* START Collected material *

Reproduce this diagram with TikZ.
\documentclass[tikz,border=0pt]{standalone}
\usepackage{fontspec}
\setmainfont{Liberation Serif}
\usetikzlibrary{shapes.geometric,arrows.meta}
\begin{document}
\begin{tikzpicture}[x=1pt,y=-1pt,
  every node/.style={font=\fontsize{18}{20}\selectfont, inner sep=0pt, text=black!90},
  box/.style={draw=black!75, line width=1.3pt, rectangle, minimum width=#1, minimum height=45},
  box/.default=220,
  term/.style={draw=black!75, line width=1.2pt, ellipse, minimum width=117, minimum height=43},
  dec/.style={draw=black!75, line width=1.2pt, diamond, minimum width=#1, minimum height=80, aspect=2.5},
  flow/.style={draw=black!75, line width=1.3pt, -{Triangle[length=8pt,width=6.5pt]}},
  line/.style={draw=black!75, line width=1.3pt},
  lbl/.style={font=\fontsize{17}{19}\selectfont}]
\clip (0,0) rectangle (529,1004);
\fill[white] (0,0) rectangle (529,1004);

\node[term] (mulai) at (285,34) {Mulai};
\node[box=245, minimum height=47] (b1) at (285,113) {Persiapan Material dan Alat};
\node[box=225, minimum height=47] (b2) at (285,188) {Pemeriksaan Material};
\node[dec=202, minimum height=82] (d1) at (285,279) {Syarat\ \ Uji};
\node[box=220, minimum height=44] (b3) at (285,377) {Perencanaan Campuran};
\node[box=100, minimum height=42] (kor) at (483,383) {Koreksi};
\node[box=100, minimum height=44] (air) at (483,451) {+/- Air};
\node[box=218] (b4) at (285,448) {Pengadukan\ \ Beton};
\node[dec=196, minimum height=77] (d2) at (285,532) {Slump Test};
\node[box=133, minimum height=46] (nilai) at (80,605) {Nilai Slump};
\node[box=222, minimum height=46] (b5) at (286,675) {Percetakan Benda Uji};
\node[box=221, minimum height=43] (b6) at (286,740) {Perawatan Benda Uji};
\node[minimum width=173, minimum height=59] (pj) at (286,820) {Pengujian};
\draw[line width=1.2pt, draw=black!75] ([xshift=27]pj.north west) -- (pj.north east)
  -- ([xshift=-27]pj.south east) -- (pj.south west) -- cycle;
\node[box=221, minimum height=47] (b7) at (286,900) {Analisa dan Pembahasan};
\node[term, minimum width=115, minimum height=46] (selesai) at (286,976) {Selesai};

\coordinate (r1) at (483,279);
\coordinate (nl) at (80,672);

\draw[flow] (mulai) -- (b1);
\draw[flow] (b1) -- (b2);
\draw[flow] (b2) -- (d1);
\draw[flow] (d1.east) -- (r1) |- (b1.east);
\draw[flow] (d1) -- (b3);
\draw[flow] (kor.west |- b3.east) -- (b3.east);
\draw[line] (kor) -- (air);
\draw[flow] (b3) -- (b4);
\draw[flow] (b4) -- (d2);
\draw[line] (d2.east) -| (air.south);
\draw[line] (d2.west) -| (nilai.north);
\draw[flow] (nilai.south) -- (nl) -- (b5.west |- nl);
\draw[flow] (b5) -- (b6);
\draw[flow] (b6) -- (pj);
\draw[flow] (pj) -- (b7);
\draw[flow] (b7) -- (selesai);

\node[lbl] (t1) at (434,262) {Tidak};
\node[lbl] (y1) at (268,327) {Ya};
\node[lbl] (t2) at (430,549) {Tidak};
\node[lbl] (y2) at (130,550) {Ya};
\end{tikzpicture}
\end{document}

* END Collected material *

== Given task ==
Write out the entire listing exactly.

== Solution for this exercise ==
Reproduce this diagram with TikZ.
\documentclass[tikz,border=0pt]{standalone}
\usepackage{fontspec}
\setmainfont{Liberation Serif}
\usetikzlibrary{shapes.geometric,arrows.meta}
\begin{document}
\begin{tikzpicture}[x=1pt,y=-1pt,
  every node/.style={font=\fontsize{18}{20}\selectfont, inner sep=0pt, text=black!90},
  box/.style={draw=black!75, line width=1.3pt, rectangle, minimum width=#1, minimum height=45},
  box/.default=220,
  term/.style={draw=black!75, line width=1.2pt, ellipse, minimum width=117, minimum height=43},
  dec/.style={draw=black!75, line width=1.2pt, diamond, minimum width=#1, minimum height=80, aspect=2.5},
  flow/.style={draw=black!75, line width=1.3pt, -{Triangle[length=8pt,width=6.5pt]}},
  line/.style={draw=black!75, line width=1.3pt},
  lbl/.style={font=\fontsize{17}{19}\selectfont}]
\clip (0,0) rectangle (529,1004);
\fill[white] (0,0) rectangle (529,1004);

\node[term] (mulai) at (285,34) {Mulai};
\node[box=245, minimum height=47] (b1) at (285,113) {Persiapan Material dan Alat};
\node[box=225, minimum height=47] (b2) at (285,188) {Pemeriksaan Material};
\node[dec=202, minimum height=82] (d1) at (285,279) {Syarat\ \ Uji};
\node[box=220, minimum height=44] (b3) at (285,377) {Perencanaan Campuran};
\node[box=100, minimum height=42] (kor) at (483,383) {Koreksi};
\node[box=100, minimum height=44] (air) at (483,451) {+/- Air};
\node[box=218] (b4) at (285,448) {Pengadukan\ \ Beton};
\node[dec=196, minimum height=77] (d2) at (285,532) {Slump Test};
\node[box=133, minimum height=46] (nilai) at (80,605) {Nilai Slump};
\node[box=222, minimum height=46] (b5) at (286,675) {Percetakan Benda Uji};
\node[box=221, minimum height=43] (b6) at (286,740) {Perawatan Benda Uji};
\node[minimum width=173, minimum height=59] (pj) at (286,820) {Pengujian};
\draw[line width=1.2pt, draw=black!75] ([xshift=27]pj.north west) -- (pj.north east)
  -- ([xshift=-27]pj.south east) -- (pj.south west) -- cycle;
\node[box=221, minimum height=47] (b7) at (286,900) {Analisa dan Pembahasan};
\node[term, minimum width=115, minimum height=46] (selesai) at (286,976) {Selesai};

\coordinate (r1) at (483,279);
\coordinate (nl) at (80,672);

\draw[flow] (mulai) -- (b1);
\draw[flow] (b1) -- (b2);
\draw[flow] (b2) -- (d1);
\draw[flow] (d1.east) -- (r1) |- (b1.east);
\draw[flow] (d1) -- (b3);
\draw[flow] (kor.west |- b3.east) -- (b3.east);
\draw[line] (kor) -- (air);
\draw[flow] (b3) -- (b4);
\draw[flow] (b4) -- (d2);
\draw[line] (d2.east) -| (air.south);
\draw[line] (d2.west) -| (nilai.north);
\draw[flow] (nilai.south) -- (nl) -- (b5.west |- nl);
\draw[flow] (b5) -- (b6);
\draw[flow] (b6) -- (pj);
\draw[flow] (pj) -- (b7);
\draw[flow] (b7) -- (selesai);

\node[lbl] (t1) at (434,262) {Tidak};
\node[lbl] (y1) at (268,327) {Ya};
\node[lbl] (t2) at (430,549) {Tidak};
\node[lbl] (y2) at (130,550) {Ya};
\end{tikzpicture}
\end{document}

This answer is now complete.